◆ The request
Copy out precisely the lines beginning at the line that contains "Rebuild this chart" and ending at the line that contains "from matplotlib.patches import", including both.

(Records from a dataset)
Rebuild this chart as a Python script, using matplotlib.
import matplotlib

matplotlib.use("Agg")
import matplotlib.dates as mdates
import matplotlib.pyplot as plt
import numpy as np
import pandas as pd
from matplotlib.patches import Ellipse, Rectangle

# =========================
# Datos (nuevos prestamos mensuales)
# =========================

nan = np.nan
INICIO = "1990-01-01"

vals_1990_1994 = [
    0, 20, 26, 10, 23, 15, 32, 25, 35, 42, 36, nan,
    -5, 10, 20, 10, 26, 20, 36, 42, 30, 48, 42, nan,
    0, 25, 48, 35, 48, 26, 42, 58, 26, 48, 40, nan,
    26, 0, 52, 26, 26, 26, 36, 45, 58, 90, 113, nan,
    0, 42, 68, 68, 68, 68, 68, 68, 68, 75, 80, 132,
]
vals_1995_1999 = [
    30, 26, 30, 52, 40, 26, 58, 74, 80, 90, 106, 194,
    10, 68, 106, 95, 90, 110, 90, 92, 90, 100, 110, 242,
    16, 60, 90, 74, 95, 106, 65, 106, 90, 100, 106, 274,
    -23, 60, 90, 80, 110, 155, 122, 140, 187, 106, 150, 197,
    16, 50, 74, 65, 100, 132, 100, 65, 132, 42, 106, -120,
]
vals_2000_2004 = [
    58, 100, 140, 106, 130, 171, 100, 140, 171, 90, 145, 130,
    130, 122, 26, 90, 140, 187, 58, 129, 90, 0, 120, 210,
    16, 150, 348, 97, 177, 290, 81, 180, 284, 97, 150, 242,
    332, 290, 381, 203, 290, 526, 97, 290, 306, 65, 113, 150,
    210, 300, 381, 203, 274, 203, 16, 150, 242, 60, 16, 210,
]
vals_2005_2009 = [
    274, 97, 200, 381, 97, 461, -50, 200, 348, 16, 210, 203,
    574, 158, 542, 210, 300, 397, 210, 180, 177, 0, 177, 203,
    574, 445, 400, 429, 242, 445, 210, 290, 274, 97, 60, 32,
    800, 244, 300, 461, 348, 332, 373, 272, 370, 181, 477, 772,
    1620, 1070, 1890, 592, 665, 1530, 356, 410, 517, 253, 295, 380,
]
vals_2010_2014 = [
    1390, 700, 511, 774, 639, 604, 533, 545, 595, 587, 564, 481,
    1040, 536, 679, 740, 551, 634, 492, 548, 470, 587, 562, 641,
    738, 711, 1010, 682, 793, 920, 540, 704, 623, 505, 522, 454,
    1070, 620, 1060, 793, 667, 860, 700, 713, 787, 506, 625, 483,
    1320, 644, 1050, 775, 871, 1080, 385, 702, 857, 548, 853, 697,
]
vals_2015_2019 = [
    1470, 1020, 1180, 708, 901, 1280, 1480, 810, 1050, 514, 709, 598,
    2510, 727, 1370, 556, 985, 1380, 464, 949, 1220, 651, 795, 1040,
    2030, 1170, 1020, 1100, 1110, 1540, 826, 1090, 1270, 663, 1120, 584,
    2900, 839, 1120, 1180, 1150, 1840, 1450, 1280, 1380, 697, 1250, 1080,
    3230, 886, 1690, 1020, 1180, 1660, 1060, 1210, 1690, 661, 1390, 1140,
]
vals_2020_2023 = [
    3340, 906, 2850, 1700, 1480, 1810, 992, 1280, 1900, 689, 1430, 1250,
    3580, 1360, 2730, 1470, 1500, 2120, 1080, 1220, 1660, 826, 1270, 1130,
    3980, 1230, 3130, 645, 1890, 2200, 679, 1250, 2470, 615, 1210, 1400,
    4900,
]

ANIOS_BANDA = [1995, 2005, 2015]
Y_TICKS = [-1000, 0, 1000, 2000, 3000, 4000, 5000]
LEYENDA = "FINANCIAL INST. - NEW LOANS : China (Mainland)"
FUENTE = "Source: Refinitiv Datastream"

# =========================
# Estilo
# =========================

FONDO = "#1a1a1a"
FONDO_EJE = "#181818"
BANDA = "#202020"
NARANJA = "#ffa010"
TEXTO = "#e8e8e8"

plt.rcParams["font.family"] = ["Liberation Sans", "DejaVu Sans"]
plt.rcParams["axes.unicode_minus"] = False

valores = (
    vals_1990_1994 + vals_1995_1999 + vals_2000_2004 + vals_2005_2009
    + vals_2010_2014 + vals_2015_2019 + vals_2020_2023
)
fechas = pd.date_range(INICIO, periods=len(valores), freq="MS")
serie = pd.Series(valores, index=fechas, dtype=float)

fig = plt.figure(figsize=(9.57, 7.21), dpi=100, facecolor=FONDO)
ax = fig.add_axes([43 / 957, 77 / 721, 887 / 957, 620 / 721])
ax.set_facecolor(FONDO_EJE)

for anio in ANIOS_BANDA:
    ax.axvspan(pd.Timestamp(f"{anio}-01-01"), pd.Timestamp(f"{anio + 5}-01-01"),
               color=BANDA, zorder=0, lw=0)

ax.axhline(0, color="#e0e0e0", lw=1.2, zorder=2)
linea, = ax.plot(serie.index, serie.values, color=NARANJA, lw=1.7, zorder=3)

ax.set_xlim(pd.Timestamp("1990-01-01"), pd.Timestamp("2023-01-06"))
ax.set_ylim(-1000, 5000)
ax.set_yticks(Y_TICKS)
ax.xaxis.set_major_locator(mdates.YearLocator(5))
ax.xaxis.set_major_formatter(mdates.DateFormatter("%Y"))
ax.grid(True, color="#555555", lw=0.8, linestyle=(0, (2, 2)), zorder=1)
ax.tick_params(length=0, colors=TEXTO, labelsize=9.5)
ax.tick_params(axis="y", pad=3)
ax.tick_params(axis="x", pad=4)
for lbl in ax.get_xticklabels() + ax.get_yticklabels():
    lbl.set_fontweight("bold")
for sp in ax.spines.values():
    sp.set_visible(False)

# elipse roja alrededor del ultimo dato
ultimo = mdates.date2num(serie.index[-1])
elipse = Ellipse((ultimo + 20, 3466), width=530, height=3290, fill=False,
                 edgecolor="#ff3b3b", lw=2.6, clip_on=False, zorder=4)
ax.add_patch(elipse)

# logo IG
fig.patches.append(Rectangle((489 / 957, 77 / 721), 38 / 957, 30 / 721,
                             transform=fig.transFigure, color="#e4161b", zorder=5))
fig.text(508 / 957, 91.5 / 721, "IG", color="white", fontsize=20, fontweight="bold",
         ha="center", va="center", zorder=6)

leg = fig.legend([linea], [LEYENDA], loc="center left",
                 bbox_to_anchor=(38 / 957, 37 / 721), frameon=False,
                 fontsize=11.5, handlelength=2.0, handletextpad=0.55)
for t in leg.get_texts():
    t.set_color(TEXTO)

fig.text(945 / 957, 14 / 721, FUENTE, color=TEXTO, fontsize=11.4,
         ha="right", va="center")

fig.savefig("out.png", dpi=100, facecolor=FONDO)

...

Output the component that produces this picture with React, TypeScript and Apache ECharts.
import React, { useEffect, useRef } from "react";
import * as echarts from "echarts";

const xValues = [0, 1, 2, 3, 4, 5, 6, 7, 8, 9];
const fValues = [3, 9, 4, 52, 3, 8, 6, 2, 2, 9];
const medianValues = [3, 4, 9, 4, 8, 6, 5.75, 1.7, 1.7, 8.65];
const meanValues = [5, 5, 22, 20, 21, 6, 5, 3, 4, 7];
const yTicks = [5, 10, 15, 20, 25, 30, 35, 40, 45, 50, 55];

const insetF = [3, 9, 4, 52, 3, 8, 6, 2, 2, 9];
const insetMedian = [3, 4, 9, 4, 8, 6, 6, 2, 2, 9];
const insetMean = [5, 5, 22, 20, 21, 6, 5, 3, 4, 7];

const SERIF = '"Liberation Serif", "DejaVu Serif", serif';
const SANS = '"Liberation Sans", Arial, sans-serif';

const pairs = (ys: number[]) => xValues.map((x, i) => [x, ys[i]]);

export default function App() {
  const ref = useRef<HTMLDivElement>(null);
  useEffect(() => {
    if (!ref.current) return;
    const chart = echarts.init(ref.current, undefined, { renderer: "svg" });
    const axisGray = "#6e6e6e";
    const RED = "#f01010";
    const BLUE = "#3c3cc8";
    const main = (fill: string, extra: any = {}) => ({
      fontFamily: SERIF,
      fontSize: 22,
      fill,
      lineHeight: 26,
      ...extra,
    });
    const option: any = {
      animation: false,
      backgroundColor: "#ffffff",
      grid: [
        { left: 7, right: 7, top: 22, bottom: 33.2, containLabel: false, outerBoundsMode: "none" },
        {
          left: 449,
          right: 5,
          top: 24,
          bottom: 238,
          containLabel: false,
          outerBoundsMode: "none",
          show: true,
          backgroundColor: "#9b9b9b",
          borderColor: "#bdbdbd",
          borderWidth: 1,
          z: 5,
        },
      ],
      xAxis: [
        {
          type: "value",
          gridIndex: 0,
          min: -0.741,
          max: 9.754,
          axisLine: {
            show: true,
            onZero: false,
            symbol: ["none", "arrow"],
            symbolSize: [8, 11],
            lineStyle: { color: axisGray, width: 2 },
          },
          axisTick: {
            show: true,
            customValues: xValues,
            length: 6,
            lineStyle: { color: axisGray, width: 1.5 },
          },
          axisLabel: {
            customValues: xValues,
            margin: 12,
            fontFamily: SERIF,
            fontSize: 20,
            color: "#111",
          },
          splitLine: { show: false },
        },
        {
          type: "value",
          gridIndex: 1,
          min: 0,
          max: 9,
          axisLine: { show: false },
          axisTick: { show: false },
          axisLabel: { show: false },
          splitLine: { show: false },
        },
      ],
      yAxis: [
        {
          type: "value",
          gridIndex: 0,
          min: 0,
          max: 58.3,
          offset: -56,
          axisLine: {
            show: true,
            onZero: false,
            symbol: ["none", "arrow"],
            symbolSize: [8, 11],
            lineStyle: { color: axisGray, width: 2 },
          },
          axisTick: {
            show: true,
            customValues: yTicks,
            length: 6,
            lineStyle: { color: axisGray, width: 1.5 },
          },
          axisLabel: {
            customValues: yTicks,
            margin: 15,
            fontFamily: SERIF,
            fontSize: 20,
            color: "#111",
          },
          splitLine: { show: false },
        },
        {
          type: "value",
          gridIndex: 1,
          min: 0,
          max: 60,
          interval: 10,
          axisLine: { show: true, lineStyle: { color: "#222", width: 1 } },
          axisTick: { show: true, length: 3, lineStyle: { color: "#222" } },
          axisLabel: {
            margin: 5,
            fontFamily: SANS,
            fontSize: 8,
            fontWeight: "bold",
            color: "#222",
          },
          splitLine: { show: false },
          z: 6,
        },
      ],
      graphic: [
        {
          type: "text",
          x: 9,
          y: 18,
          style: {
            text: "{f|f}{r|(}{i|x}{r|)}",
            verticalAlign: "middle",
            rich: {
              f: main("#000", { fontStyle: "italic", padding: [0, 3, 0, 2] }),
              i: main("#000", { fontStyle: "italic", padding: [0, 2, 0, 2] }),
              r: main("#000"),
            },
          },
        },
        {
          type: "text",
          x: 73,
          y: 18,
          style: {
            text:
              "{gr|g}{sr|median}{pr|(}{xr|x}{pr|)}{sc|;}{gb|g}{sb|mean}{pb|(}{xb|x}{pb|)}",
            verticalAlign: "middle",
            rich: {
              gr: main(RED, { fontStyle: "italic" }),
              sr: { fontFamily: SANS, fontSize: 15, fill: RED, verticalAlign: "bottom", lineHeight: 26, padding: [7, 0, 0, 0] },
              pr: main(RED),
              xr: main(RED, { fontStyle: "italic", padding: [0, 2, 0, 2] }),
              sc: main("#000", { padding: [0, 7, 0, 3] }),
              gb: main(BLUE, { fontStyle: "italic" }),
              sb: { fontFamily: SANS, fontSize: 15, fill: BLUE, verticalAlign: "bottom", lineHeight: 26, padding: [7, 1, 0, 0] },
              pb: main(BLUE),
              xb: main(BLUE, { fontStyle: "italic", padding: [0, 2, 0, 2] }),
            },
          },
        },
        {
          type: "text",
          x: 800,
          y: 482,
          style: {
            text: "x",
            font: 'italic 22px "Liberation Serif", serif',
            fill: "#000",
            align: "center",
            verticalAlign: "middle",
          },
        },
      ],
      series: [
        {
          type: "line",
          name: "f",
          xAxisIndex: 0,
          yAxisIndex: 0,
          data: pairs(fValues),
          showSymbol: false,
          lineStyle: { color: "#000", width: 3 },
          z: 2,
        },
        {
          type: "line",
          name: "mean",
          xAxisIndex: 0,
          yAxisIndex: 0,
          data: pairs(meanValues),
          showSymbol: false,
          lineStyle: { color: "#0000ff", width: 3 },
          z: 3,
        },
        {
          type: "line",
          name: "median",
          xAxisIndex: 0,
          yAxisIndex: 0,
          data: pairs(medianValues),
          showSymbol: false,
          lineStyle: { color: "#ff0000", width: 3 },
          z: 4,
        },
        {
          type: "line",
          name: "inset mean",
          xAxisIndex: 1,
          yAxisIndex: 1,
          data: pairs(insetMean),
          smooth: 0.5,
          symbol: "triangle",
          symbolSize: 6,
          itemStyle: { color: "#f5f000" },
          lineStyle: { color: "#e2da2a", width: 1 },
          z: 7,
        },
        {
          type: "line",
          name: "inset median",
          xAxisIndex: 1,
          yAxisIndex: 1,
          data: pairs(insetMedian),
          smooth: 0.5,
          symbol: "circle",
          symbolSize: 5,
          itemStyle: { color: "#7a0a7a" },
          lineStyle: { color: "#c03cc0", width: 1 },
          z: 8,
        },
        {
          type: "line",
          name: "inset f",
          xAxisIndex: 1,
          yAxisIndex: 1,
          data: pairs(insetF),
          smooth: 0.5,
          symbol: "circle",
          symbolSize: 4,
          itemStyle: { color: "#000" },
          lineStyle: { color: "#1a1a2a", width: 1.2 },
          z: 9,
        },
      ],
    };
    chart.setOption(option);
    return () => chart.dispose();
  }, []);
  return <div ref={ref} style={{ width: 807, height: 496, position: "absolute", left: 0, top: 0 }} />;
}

◆ Finished task
Rebuild this chart as a Python script, using matplotlib.
import matplotlib

matplotlib.use("Agg")
import matplotlib.dates as mdates
import matplotlib.pyplot as plt
import numpy as np
import pandas as pd
from matplotlib.patches import Ellipse, Rectangle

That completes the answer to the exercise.